## What this task involves
Filter the records below down to lines containing "page".

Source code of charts
╭──

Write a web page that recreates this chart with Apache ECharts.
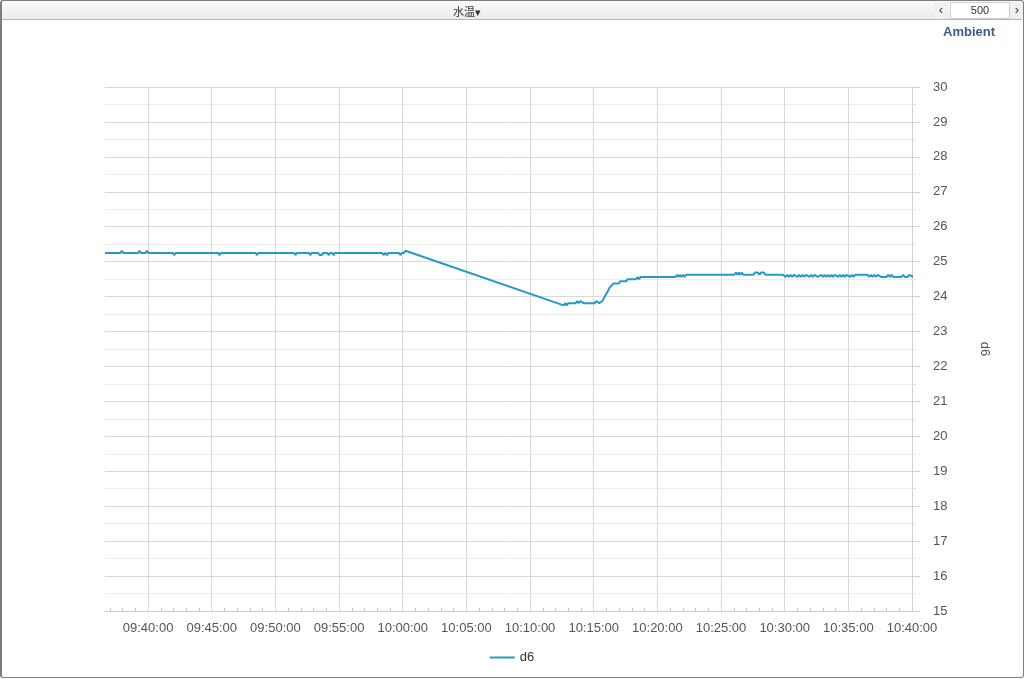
<!DOCTYPE html>
<html><head><meta charset="utf-8">
<script src="https://cdn.jsdelivr.net/npm/echarts@6/dist/echarts.min.js"></script>
<style>
html,body{margin:0;padding:0;width:1024px;height:679px;overflow:hidden;background:#fff;font-family:"Liberation Sans",Arial,sans-serif;}
#chart{position:absolute;left:0;top:0;width:1024px;height:679px;}
#frame{position:absolute;left:0;top:0;width:1021px;height:676px;border:1px solid #7d7d7d;border-left-width:2px;border-radius:3px;pointer-events:none;}
#bar{position:absolute;left:2px;top:1px;width:1020px;height:18px;background:linear-gradient(#fbfbfb,#ebebeb);border-bottom:1px solid #b8b8b8;font-size:12px;color:#333;}
#sel{position:absolute;left:451px;top:2px;font-family:"Noto Sans CJK SC",sans-serif;font-size:11px;}
#prev{position:absolute;left:932px;top:1px;width:14px;height:16px;text-align:center;font-size:13px;background:#f0f0f0;}
#box{position:absolute;left:948px;top:1px;width:58px;height:15px;background:#fff;border:1px solid #cfcfcf;text-align:center;font-size:11px;line-height:15px;}
#next{position:absolute;left:1008px;top:1px;width:14px;height:16px;text-align:center;font-size:13px;background:#f0f0f0;}
</style></head>
<body>
<div id="chart"></div>
<div id="bar"><span id="sel">水温▾</span><span id="prev">‹</span><div id="box">500</div><span id="next">›</span></div>
<div id="frame"></div>
<script>
const seriesName = 'd6';
const xMinTime = '09:36:37';
const xMaxTime = '10:40:00';
const yMin = 15, yMax = 30;
const times = [
'09:36:37','09:37:50','09:37:56','09:38:03','09:39:13','09:39:19','09:39:26','09:39:48','09:39:54','09:40:01',
'09:41:57','09:42:03','09:42:10','09:45:30','09:45:36','09:45:43','09:48:27','09:48:33','09:48:40',
'09:51:28','09:51:34','09:51:41','09:52:38','09:52:44','09:52:51','09:53:22','09:53:28','09:53:38','09:53:45',
'09:54:05','09:54:11','09:54:18','09:54:28','09:54:34','09:54:41','09:58:24','09:58:30','09:58:38','09:58:46','09:58:53',
'09:59:43','09:59:49','09:59:56','10:00:06','10:00:13',
'10:12:39','10:12:46','10:12:53','10:13:00','10:13:35','10:13:42','10:13:49','10:13:58','10:14:05','10:14:12',
'10:15:05','10:15:12','10:15:19','10:15:26','10:15:33','10:15:41','10:15:52','10:16:04','10:16:14','10:16:24',
'10:16:32','10:16:58','10:17:05','10:17:33','10:17:40','10:18:20','10:18:27','10:18:34','10:18:41',
'10:21:26','10:21:33','10:21:40','10:21:47','10:21:54','10:22:01','10:22:08','10:22:15',
'10:26:03','10:26:10','10:26:17','10:26:24','10:26:31','10:26:38','10:26:45',
'10:27:33','10:27:40','10:27:54','10:28:01','10:28:08','10:28:22','10:28:29','10:29:52',
'10:30:04','10:30:12','10:30:20','10:30:28','10:30:36','10:30:44','10:30:52','10:31:00','10:31:08','10:31:16',
'10:31:24','10:31:32','10:31:40','10:31:48','10:31:56','10:32:04','10:32:12','10:32:20','10:32:28','10:32:36',
'10:32:44','10:32:52','10:33:00','10:33:08','10:33:16','10:33:24','10:33:32','10:33:40','10:33:48','10:33:56',
'10:34:04','10:34:12','10:34:20','10:34:28','10:34:36','10:34:44','10:34:52','10:35:00','10:35:08','10:35:16',
'10:35:24','10:35:32','10:35:40','10:36:30','10:36:38','10:36:46','10:36:54','10:37:02','10:37:10','10:37:18',
'10:37:26','10:37:34','10:38:00','10:38:08','10:38:16','10:38:24','10:38:32','10:39:10','10:39:18','10:39:26',
'10:39:40','10:39:48','10:39:56','10:40:04','10:40:14','10:40:24'
];
const values = [
25.25,25.25,25.3125,25.25,25.25,25.3125,25.25,25.25,25.3125,25.25,
25.25,25.1875,25.25,25.25,25.1875,25.25,25.25,25.1875,25.25,
25.25,25.1875,25.25,25.25,25.1875,25.25,25.25,25.1875,25.1875,25.25,
25.25,25.1875,25.25,25.25,25.1875,25.25,25.25,25.1875,25.25,25.1875,25.25,
25.25,25.1875,25.25,25.25,25.3125,
23.75,23.8125,23.75,23.8125,23.8125,23.875,23.8125,23.875,23.875,23.8125,
23.8125,23.875,23.875,23.8125,23.8125,23.875,24.0,24.125,24.25,24.3125,
24.375,24.375,24.4375,24.4375,24.5,24.5,24.5625,24.5,24.5625,
24.5625,24.625,24.5625,24.625,24.5625,24.625,24.5625,24.625,
24.625,24.6875,24.625,24.6875,24.625,24.6875,24.625,
24.625,24.6875,24.6875,24.625,24.6875,24.6875,24.625,24.625,
24.5625,24.625,24.5625,24.625,24.5625,24.625,24.625,24.5625,24.625,24.5625,
24.625,24.5625,24.625,24.625,24.5625,24.625,24.5625,24.625,24.625,24.5625,
24.5625,24.625,24.5625,24.625,24.5625,24.625,24.5625,24.625,24.5625,24.625,
24.625,24.5625,24.625,24.5625,24.625,24.5625,24.625,24.625,24.5625,24.625,
24.5625,24.625,24.625,24.625,24.5625,24.625,24.5625,24.625,24.5625,24.625,
24.625,24.5625,24.5625,24.625,24.5625,24.625,24.5625,24.5625,24.625,24.5625,
24.5625,24.625,24.625,24.5625,24.5625,24.625
];

function toMin(s){const p=s.split(':').map(Number);return (p[0]-9)*60+p[1]+p[2]/60;}
function fmt(v){const t=Math.round(v*60);const h=9+Math.floor(t/3600);const m=Math.floor((t%3600)/60);const s=t%60;
  const pad=n=>(n<10?'0':'')+n;return pad(h)+':'+pad(m)+':'+pad(s);}

const data = times.map((t,i)=>[toMin(t), values[i]]);
const chart = echarts.init(document.getElementById('chart'), null, {renderer:'canvas'});
chart.setOption({
  animation:false,
  title:{text:'Ambient', right:24, top:21, textStyle:{fontFamily:'Liberation Sans', fontSize:13, fontWeight:'bold', color:'#3e5a8d'}},
  grid:{left:105, right:112, top:87, bottom:68},
  legend:{bottom:10, left:'center', itemWidth:25, itemHeight:12, itemGap:10, icon:'path://M0,5L25,5L25,7L0,7Z',
    textStyle:{fontFamily:'Liberation Sans', fontSize:13, color:'#333'}, data:[seriesName]},
  xAxis:{type:'value', min:toMin(xMinTime), max:toMin(xMaxTime), splitNumber:12, minInterval:5, maxInterval:5,
    axisLine:{show:true, lineStyle:{color:'#cccccc'}},
    axisTick:{show:false, inside:true},
    minorTick:{show:true, splitNumber:5, length:3, lineStyle:{color:'#c4c4c4'}},
    splitLine:{show:true, showMinLine:false, lineStyle:{color:'#d9d9d9'}},
    axisLabel:{showMinLabel:false, margin:11, fontFamily:'Liberation Sans', fontSize:13, color:'#555',
      formatter:v=>{const r=v/5; return Math.abs(r-Math.round(r))<1e-6 ? fmt(v) : '';}}},
  yAxis:{type:'value', position:'right', min:yMin, max:yMax, interval:1,
    name:seriesName, nameLocation:'middle', nameGap:66, nameRotate:-90,
    nameTextStyle:{fontFamily:'Liberation Sans', fontSize:13, color:'#555'},
    axisLine:{show:true, lineStyle:{color:'#d0d0d0'}},
    axisTick:{show:true, length:8, lineStyle:{color:'#d0d0d0'}},
    minorTick:{show:true, splitNumber:2, length:4, lineStyle:{color:'#e0e0e0'}},
    splitLine:{show:true, lineStyle:{color:'#d9d9d9'}},
    minorSplitLine:{show:true, lineStyle:{color:'#ededed'}},
    axisLabel:{margin:21, fontFamily:'Liberation Sans', fontSize:13, color:'#555'}},
  series:[{name:seriesName, type:'line', data:data, showSymbol:false, symbol:'none', clip:false,
    lineStyle:{width:2, color:'#2799c6'}, itemStyle:{color:'#2799c6'}}]
});
</script>
</body></html>
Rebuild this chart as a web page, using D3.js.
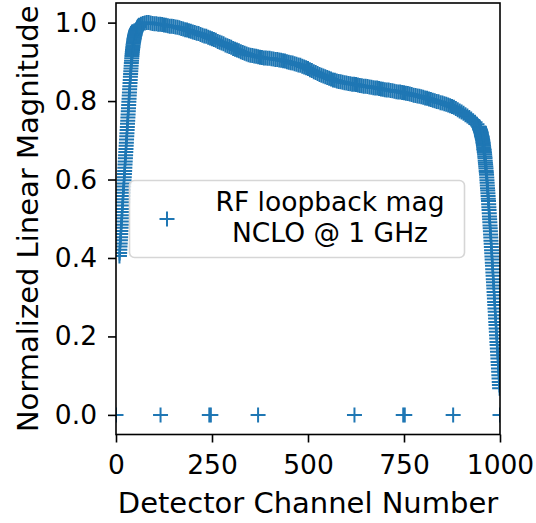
<!DOCTYPE html>
<html><head><meta charset="utf-8">
<script src="https://cdn.jsdelivr.net/npm/d3@7"></script>
<style>body{margin:0;background:#fff} text{font-family:"DejaVu Sans",sans-serif;fill:#000}</style>
</head><body><svg id="c" width="536" height="523"></svg>
<script>
// Channels where the loopback magnitude is zero
const zeroChannels = [0, 116, 243, 247, 370, 621, 748, 752, 878, 1000];
// Rising edge: channels 9 .. 60, step 0.5
const riseStart = 9, riseStep = 0.5;
const riseMag = [0.405,0.413,0.421,0.429,0.437,0.445,0.453,0.461,0.469,0.477,0.485,0.493,0.501,0.509,0.517,0.525,0.534,0.542,
0.550,0.558,0.566,0.574,0.582,0.590,0.598,0.606,0.614,0.622,0.630,0.638,0.646,0.654,0.662,0.670,0.678,0.686,0.694,0.702,
0.710,0.718,0.726,0.734,0.742,0.750,0.758,0.766,0.774,0.782,0.790,0.798,0.806,0.814,0.822,0.830,0.838,0.846,0.854,0.862,
0.869,0.876,0.883,0.890,0.897,0.903,0.909,0.915,0.920,0.925,0.930,0.934,0.938,0.942,0.946,0.949,0.952,0.955,0.958,0.961,
0.964,0.966,0.968,0.970,0.972,0.974,0.976,0.977,0.979,0.980,0.981,0.982,0.983,0.984,0.985,0.986,0.987,0.988,0.989,0.989,
0.990,0.991,0.991,0.992,0.993];
// Passband: channels 65 .. 940, step 5
const midStart = 65, midStep = 5;
const midMag = [0.996,
0.998,0.999,1.000,1.000,0.999,0.998,0.997,0.997,0.996,0.996,
0.995,0.994,0.993,0.992,0.991,0.991,0.990,0.989,0.988,0.987,
0.985,0.984,0.982,0.981,0.979,0.978,0.976,0.975,0.973,0.972,
0.970,0.968,0.966,0.965,0.963,0.961,0.959,0.957,0.955,0.952,
0.950,0.948,0.946,0.943,0.941,0.939,0.937,0.934,0.932,0.930,
0.928,0.926,0.924,0.922,0.920,0.918,0.917,0.916,0.915,0.914,
0.913,0.912,0.911,0.910,0.910,0.909,0.909,0.908,0.907,0.906,
0.906,0.905,0.904,0.903,0.902,0.900,0.899,0.898,0.897,0.895,
0.894,0.892,0.891,0.889,0.887,0.885,0.883,0.880,0.878,0.875,
0.873,0.870,0.868,0.866,0.864,0.862,0.860,0.858,0.856,0.854,
0.853,0.851,0.850,0.849,0.848,0.847,0.846,0.845,0.844,0.843,
0.843,0.842,0.841,0.840,0.839,0.838,0.838,0.837,0.836,0.835,
0.834,0.833,0.833,0.832,0.831,0.830,0.829,0.828,0.828,0.827,
0.826,0.825,0.824,0.823,0.823,0.822,0.821,0.820,0.819,0.818,
0.817,0.815,0.814,0.813,0.812,0.811,0.810,0.808,0.807,0.805,
0.804,0.802,0.801,0.799,0.798,0.796,0.795,0.793,0.792,0.790,
0.788,0.786,0.784,0.781,0.778,0.775,0.772,0.769,0.765,0.762,
0.758,0.754,0.750,0.746,0.741];
// Falling edge: channels 945 .. 999, step 0.5
const dropStart = 945, dropStep = 0.5;
const dropMag = [0.735,0.734,0.733,0.732,0.730,0.729,0.727,0.726,0.724,0.723,
0.722,0.720,0.718,0.715,0.713,0.711,0.709,0.707,0.704,0.702,
0.700,0.696,0.693,0.689,0.686,0.682,0.678,0.675,0.671,0.668,
0.664,0.659,0.654,0.648,0.643,0.638,0.633,0.628,0.622,0.617,
0.612,0.605,0.598,0.592,0.585,0.578,0.572,0.565,0.558,0.551,
0.545,0.537,0.529,0.522,0.514,0.506,0.499,0.491,0.483,0.476,
0.468,0.460,0.452,0.444,0.436,0.428,0.420,0.412,0.404,0.396,
0.388,0.380,0.371,0.363,0.355,0.346,0.338,0.330,0.322,0.313,
0.305,0.297,0.288,0.280,0.271,0.263,0.254,0.246,0.237,0.229,
0.220,0.212,0.203,0.195,0.186,0.178,0.169,0.161,0.152,0.144,
0.135,0.127,0.118,0.110,0.101,0.093,0.084,0.076,0.068];
const xTicks = [0, 250, 500, 750, 1000];
const yTicks = [0, 0.2, 0.4, 0.6, 0.8, 1.0];
const xLabel = "Detector Channel Number";
const yLabel = "Normalized Linear Magnitude";
const legendLines = ["RF loopback mag", "NCLO @ 1 GHz"];

const color = "#1f77b4";
const L = 116, R = 500, T = 3, B = 434.5;
const x = d3.scaleLinear().domain([0, 1000]).range([L, R]);
const y = d3.scaleLinear().domain([-0.05, 1.05]).range([B, T]);

const pts = [];
zeroChannels.forEach(c => pts.push({ch: c, mag: 0}));
riseMag.forEach((m, i) => pts.push({ch: riseStart + i * riseStep, mag: m}));
midMag.forEach((m, i) => pts.push({ch: midStart + i * midStep, mag: m}));
dropMag.forEach((m, i) => pts.push({ch: dropStart + i * dropStep, mag: m}));

const svg = d3.select("#c");
svg.append("defs").append("clipPath").attr("id", "clip")
  .append("rect").attr("x", L).attr("y", T).attr("width", R - L).attr("height", B - T);

const ms = 7.5;
const plus = (cx, cy) => `M${cx - ms},${cy}H${cx + ms}M${cx},${cy - ms}V${cy + ms}`;

svg.append("g").attr("clip-path", "url(#clip)")
  .selectAll("path").data(pts).join("path")
  .attr("d", d => plus(x(d.ch), y(d.mag)))
  .attr("stroke", color).attr("stroke-width", 2).attr("fill", "none");

// axes
const fs = 26.5;
const gx = svg.append("g").attr("transform", `translate(0,${B})`)
  .call(d3.axisBottom(x).tickValues(xTicks).tickSize(8).tickPadding(13).tickFormat(d3.format("d")));
const gy = svg.append("g").attr("transform", `translate(${L},0)`)
  .call(d3.axisLeft(y).tickValues(yTicks).tickSize(8).tickPadding(11).tickFormat(d3.format(".1f")));
[gx, gy].forEach(g => {
  g.select(".domain").remove();
  g.selectAll(".tick line").attr("stroke", "#000").attr("stroke-width", 1.6);
  g.selectAll(".tick text").attr("font-size", fs).attr("font-family", "DejaVu Sans").attr("fill", "#000");
});

// frame
svg.append("rect").attr("x", L).attr("y", T).attr("width", R - L).attr("height", B - T)
  .attr("fill", "none").attr("stroke", "#000").attr("stroke-width", 1.6);

// labels
svg.append("text").attr("x", (L + R) / 2).attr("y", 512.5).attr("text-anchor", "middle")
  .attr("font-size", 29).text(xLabel);
svg.append("text").attr("transform", `translate(38,${(T + B) / 2}) rotate(-90)`).attr("text-anchor", "middle")
  .attr("font-size", 29).text(yLabel);

// legend
const lg = svg.append("g");
lg.append("rect").attr("x", 129.5).attr("y", 180.5).attr("width", 335).attr("height", 77).attr("rx", 5)
  .attr("fill", "#fff").attr("fill-opacity", 0.8).attr("stroke", "#d6d6d6").attr("stroke-width", 1.6);
lg.append("path").attr("d", plus(167, 219)).attr("stroke", color).attr("stroke-width", 2);
lg.selectAll("text.l").data(legendLines).join("text").attr("class", "l")
  .attr("x", 330).attr("y", (d, i) => 211 + i * 31).attr("text-anchor", "middle")
  .attr("font-size", fs).text(d => d);
</script></body></html>
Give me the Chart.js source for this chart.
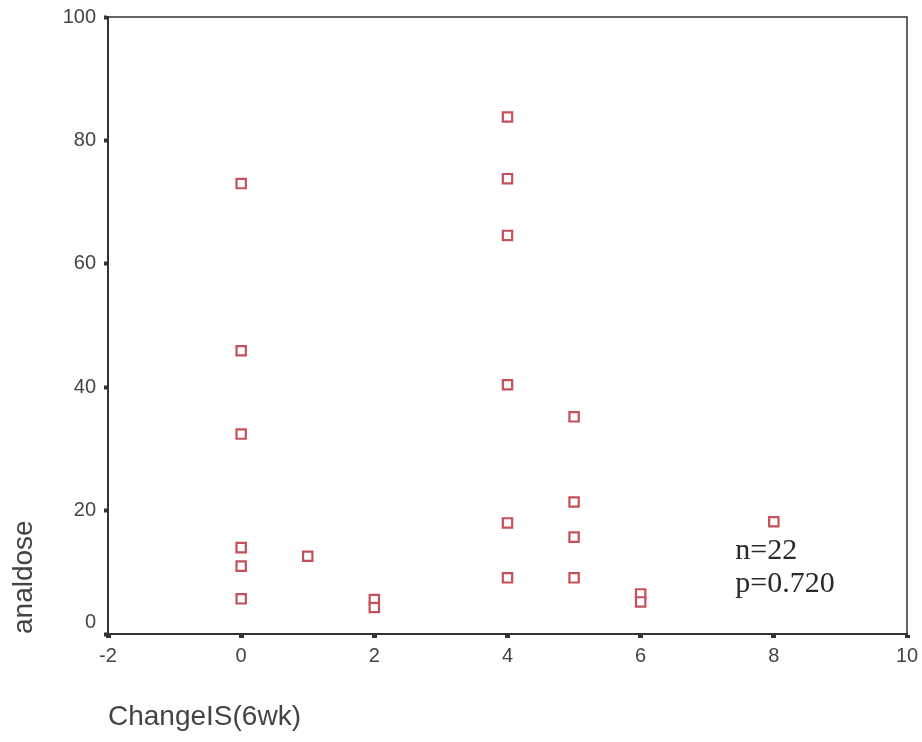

╰──

## Answer below
Write a web page that recreates this chart with Apache ECharts.
Rebuild this chart as a web page, using D3.js.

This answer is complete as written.